* Start DATA EXTRACT *

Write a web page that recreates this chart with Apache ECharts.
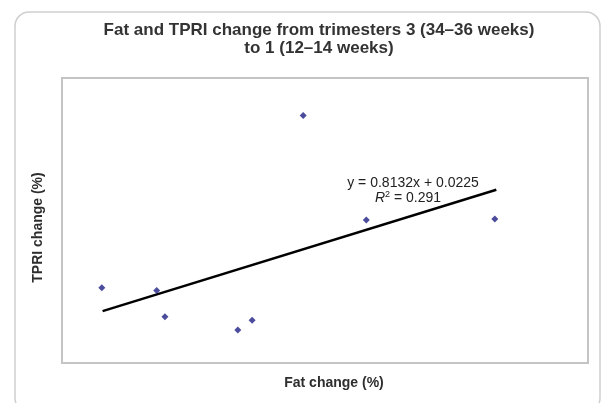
<!DOCTYPE html>
<html>
<head>
<meta charset="utf-8">
<script src="https://cdn.jsdelivr.net/npm/echarts@6/dist/echarts.min.js"></script>
<style>
html,body{margin:0;padding:0;background:#fff;}
#chart{width:606px;height:403px;}
</style>
</head>
<body>
<div id="chart"></div>
<script>
// Data (fractional change)
const fatChange  = [-0.297, -0.224, -0.213, -0.116, -0.097, -0.029, 0.055, 0.226];
const tpriChange = [-0.136, -0.146, -0.238, -0.284, -0.250, 0.468, 0.102, 0.105];
// Trend line end points
const trendX = [-0.296, 0.228];
const trendY = [-0.218, 0.208];
const titleLines = ['Fat and TPRI change from trimesters 3 (34\u201336 weeks)', 'to 1 (12\u201314 weeks)'];
const xName = 'Fat change (%)';
const yName = 'TPRI change (%)';
const eqLine = 'y = 0.8132x + 0.0225';
const r2Value = '0.291';

const points = fatChange.map((x, i) => [x, tpriChange[i]]);
const trend = trendX.map((x, i) => [x, trendY[i]]);

const FONT = '"Liberation Sans", Arial, Helvetica, sans-serif';
const chart = echarts.init(document.getElementById('chart'));
chart.setOption({
  animation: false,
  backgroundColor: '#ffffff',
  grid: {
    left: 62, top: 78, width: 526, height: 285,
    show: true, borderColor: '#c4c4c4', borderWidth: 2, backgroundColor: 'transparent'
  },
  xAxis: {
    type: 'value', min: -0.35, max: 0.35,
    axisLine: {show: false}, axisTick: {show: false}, axisLabel: {show: false}, splitLine: {show: false},
    name: xName, nameLocation: 'middle', nameGap: 13,
    nameTextStyle: {fontFamily: FONT, fontWeight: 'bold', fontSize: 14, color: '#2e2e2e', padding: [0, 0, 0, 18]}
  },
  yAxis: {
    type: 'value', min: -0.4, max: 0.6,
    axisLine: {show: false}, axisTick: {show: false}, axisLabel: {show: false}, splitLine: {show: false},
    name: yName, nameLocation: 'middle', nameGap: 17,
    nameTextStyle: {fontFamily: FONT, fontWeight: 'bold', fontSize: 14, color: '#2e2e2e', padding: [0, 14, 0, 0]}
  },
  graphic: [
    {
      type: 'rect', z: -10,
      shape: {x: 15, y: 12, width: 585, height: 400, r: 14},
      style: {fill: '#fff', stroke: '#cfcfcf', lineWidth: 1.5}
    },
    {
      type: 'text', z: 10,
      style: {
        text: titleLines.join('\n'), x: 319, y: 39,
        align: 'center', verticalAlign: 'middle', lineHeight: 18,
        font: 'bold 17px ' + FONT, fill: '#333'
      }
    },
    {
      type: 'text', z: 10,
      style: {
        text: eqLine, x: 413, y: 183, align: 'center', verticalAlign: 'middle',
        font: '14px ' + FONT, fill: '#222'
      }
    },
    {
      type: 'text', z: 10,
      style: {
        text: '{i|R}{s|2} = ' + r2Value, x: 408, y: 198, align: 'center', verticalAlign: 'middle',
        font: '14px ' + FONT, fill: '#222',
        rich: {
          i: {fontStyle: 'italic', fontSize: 14, fontFamily: FONT, fill: '#222'},
          s: {fontSize: 9, fontFamily: FONT, verticalAlign: 'top', fill: '#222', padding: [0, 0, 6, 0]}
        }
      }
    }
  ],
  series: [
    {
      type: 'line', data: trend, symbol: 'none', z: 2,
      lineStyle: {color: '#000', width: 2.5}
    },
    {
      type: 'scatter', data: points, symbol: 'diamond', symbolSize: 7, z: 3,
      itemStyle: {color: '#1f1f85'}
    }
  ]
});
</script>
</body>
</html>
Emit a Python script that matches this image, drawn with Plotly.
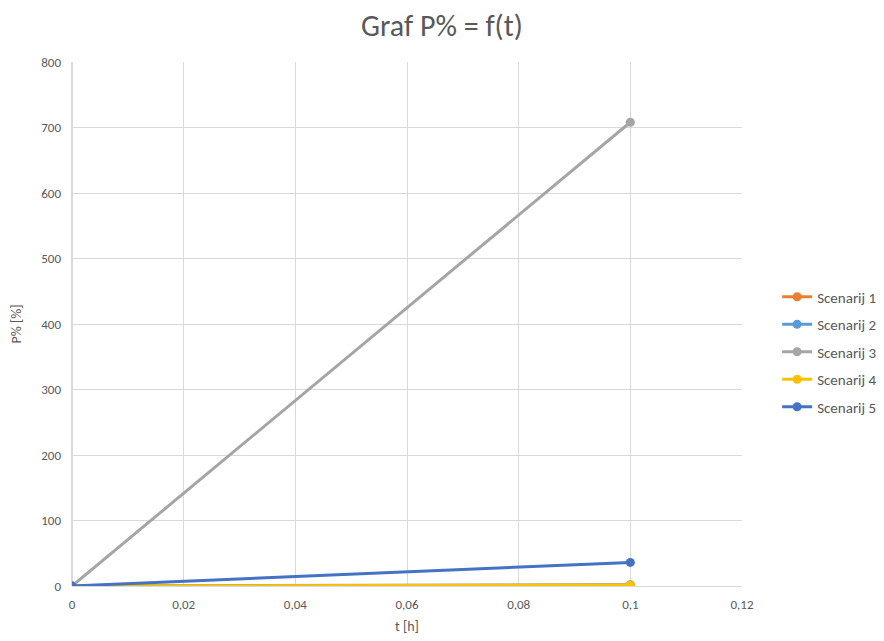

* End DATA EXTRACT *

SET EXERCISE: Print, exactly as written, the lines above from the first one to the one containing "const trend = trendX.map((x, i)". Leave out pictures.

EXERCISE OUTPUT:
Write a web page that recreates this chart with Apache ECharts.
<!DOCTYPE html>
<html>
<head>
<meta charset="utf-8">
<script src="https://cdn.jsdelivr.net/npm/echarts@6/dist/echarts.min.js"></script>
<style>
html,body{margin:0;padding:0;background:#fff;}
#chart{width:606px;height:403px;}
</style>
</head>
<body>
<div id="chart"></div>
<script>
// Data (fractional change)
const fatChange  = [-0.297, -0.224, -0.213, -0.116, -0.097, -0.029, 0.055, 0.226];
const tpriChange = [-0.136, -0.146, -0.238, -0.284, -0.250, 0.468, 0.102, 0.105];
// Trend line end points
const trendX = [-0.296, 0.228];
const trendY = [-0.218, 0.208];
const titleLines = ['Fat and TPRI change from trimesters 3 (34\u201336 weeks)', 'to 1 (12\u201314 weeks)'];
const xName = 'Fat change (%)';
const yName = 'TPRI change (%)';
const eqLine = 'y = 0.8132x + 0.0225';
const r2Value = '0.291';

const points = fatChange.map((x, i) => [x, tpriChange[i]]);
const trend = trendX.map((x, i) => [x, trendY[i]]);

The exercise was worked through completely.